Among the clever products on the way are a hand grinder sized intentionally to nest inside an Aeropress for convenient toting; a portafilter handle with a built-in LED light, for better viewing of extraction quality; Teflon-coated milk steaming pitchers; a standing knockbox “waste tube;” and a new immersion dripper with a built-in filter and shut-off valve. And these are apparently only the tip of the iceberg.

Six new kettles are soon to be made available. All of them will have digital or analog temperature gauges built in, and will feature one of two different variable flow-rate spout designs. Said Gross, “We’re playing with some really cool new spout designs for accurate pour.”

Next year will see a newer version of the already-advanced Brewista Smart Scale, featuring smartphone integration that allows users to control its settings via an app. Said Gross, “It’s a natural evolution. Just making it simpler for the customer — more usefulness, more utility.”

This sudden and unrelenting tidal wave of products and improvements might strike the casual onlooker as remarkable, although for a company like SmartCo, it’s business as usual. “We’re a product design and manufacturing company. We need to get 60 to 80 new products to market every year,” said Gross. “We do it worldwide in a lot of different industries, so you probably don’t see it. For us, we have to feed new products all the time. Innovation is a lot of it, bringing new products in, retiring some, improving some, changing some, it’s a constant turn. For our company, this is how we work.”

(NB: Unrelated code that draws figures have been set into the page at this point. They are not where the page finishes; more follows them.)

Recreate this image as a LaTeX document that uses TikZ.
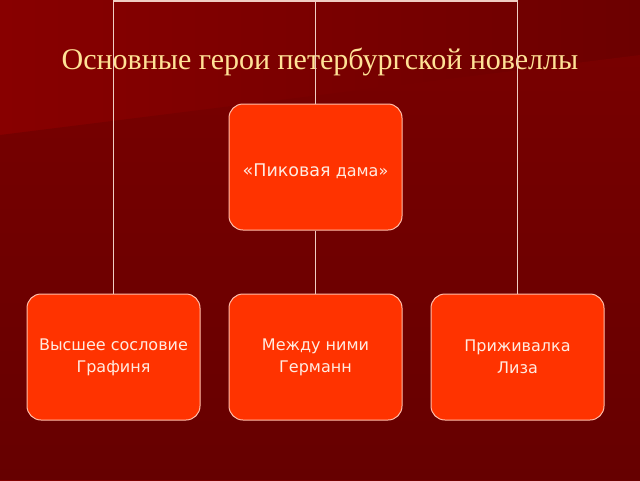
\documentclass[tikz,border=0pt]{standalone}
\usepackage{fontspec}
\setmainfont{Liberation Serif}
\newfontfamily\boxfont{DejaVu Sans}
\definecolor{bgA}{RGB}{136,0,0}
\definecolor{bgB}{RGB}{108,0,0}
\definecolor{bgC}{RGB}{120,0,0}
\definecolor{bgD}{RGB}{102,0,0}
\definecolor{cardfill}{RGB}{255,51,0}
\definecolor{cardline}{RGB}{255,190,170}
\definecolor{cardtext}{RGB}{255,235,225}
\definecolor{linkcol}{RGB}{240,205,195}
\definecolor{titlecol}{RGB}{255,226,150}
\begin{document}
\begin{tikzpicture}[x=1pt,y=-1pt,
  card/.style={draw=cardline,line width=1pt,
    fill=cardfill,rounded corners=14pt,
    minimum width=173pt,minimum height=126pt,inner sep=0pt,
    text=cardtext,font=\boxfont\fontsize{16}{22}\selectfont,
    align=center},
  link/.style={draw=linkcol,line width=1.4pt}]
\useasboundingbox (0,0) rectangle (640,480);
\shade[left color=bgA,right color=bgB] (0,0) rectangle (640,480);
\shade[top color=bgC,bottom color=bgD] (0,135) -- (640,55) -- (640,480) -- (0,480) -- cycle;
\node[text=titlecol,font=\fontsize{30}{34}\selectfont] (title) at (320,62) {Основные герои петербургской новеллы};
\node[card] (pd) at (315.5,167) {\raisebox{-5pt}[12pt][4pt]{{\fontsize{17.5}{22}\selectfont«Пиковая} {\fontsize{16}{22}\selectfont дама»}}};
\node[card] (g) at (113.5,357) {Высшее сословие\\Графиня};
\node[card] (m) at (315.5,357) {Между ними\\Германн};
\node[card] (l) at (517.5,357) {Приживалка\\Лиза};
\coordinate (top) at (315.5,1);
\draw[link] (g.north) |- (top) -| (l.north);
\draw[link] (top) -- (pd.north);
\draw[link] (pd.south) -- (m.north);
\end{tikzpicture}
\end{document}
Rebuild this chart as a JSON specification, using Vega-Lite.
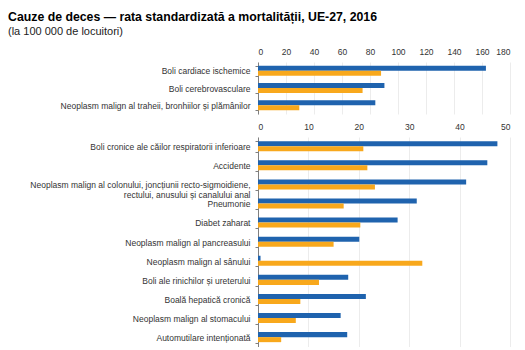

SmartCo only first “discovered” the specialty coffee industry for itself in early 2011. It found instant success with the first Bonavita kettle, which they then immediately followed with a wave of additional products, expanding the line of kettles and vessels. “But then that pipeline shrunk, and we saw a lot of opportunity that we couldn’t fill through the Bonavita line,” explained Gross. “That’s why we introduced the Brewista line.”

brewista portafilter

SmartCo does the majority of manufacturing for Bonavita, Brewista, the Australia-based Rhinowares and other brands. “We can move incredibly quickly with Brewista,” said Gross. “We can move as fast as we see market opportunities.” It was in January of 2014 that Gross generated the concept of Brewista as a manufacturer in the United States, and then set to the tasks of design work and lining up manufacturing plants.

One year later at the dawn of 2015 came the Brew Global concept, which officially launched over this past summer. Products that were in development over that time are now ready for manufacturing, and these are the products that will be rolled out in the coming months, along with a few products brought on board from other manufacturers.

In order for various brands and companies to partner with Brew Global, they each must produce spec sheets, user manuals, support videos and packaging in ten different languages for delivery to virtually any country around the world. This also includes the requisite commercial and domestic safety certifications. “When a product comes out it becomes truly a world product,” said Gross, “because coffee is a world industry.”

Meanwhile, Brew Global also endeavors to do as much manufacturing as possible in the US, to create jobs and have a positive impact on the economy. Injection molding, stamping, and other processes for various Brew Global products are done in Wyoming, while a good amount of design work is also undertaken in partnership with Metropolitan State University of Denver. Students there designed the Cold-Pro commercial cold brew system, for example, which purports to offer higher volumes, faster extraction, more convenient cleaning and more effective filtration than competing systems.

brewista products

Another interesting Wyoming-based product in long-term development is an expansive new line of paper filters. According to Gross, the company aims to create four different gauges of paper cut and assembled into every known filter size and shape, for use with all paper-inclusive brew methods. “We’re working with a German company that makes laboratory-grade paper of all different microns, all different flow rates, all different oil absorbencies,” Gross said. “I’ve got 27,000 square feet in Wyoming, and I’ve got 11,000 square feet set aside just for that.”

Brew Global representatives will be attending and displaying wares at dozens of trade shows around the world in the coming year, and it’s all in the name of better coffee. “We’re basically just giving the baristas tools they can do incredible things with,” said Gross. “We know that if we give them the right tools at the right pricing, people will adopt it and do cool things with it that we hadn’t even thought about.”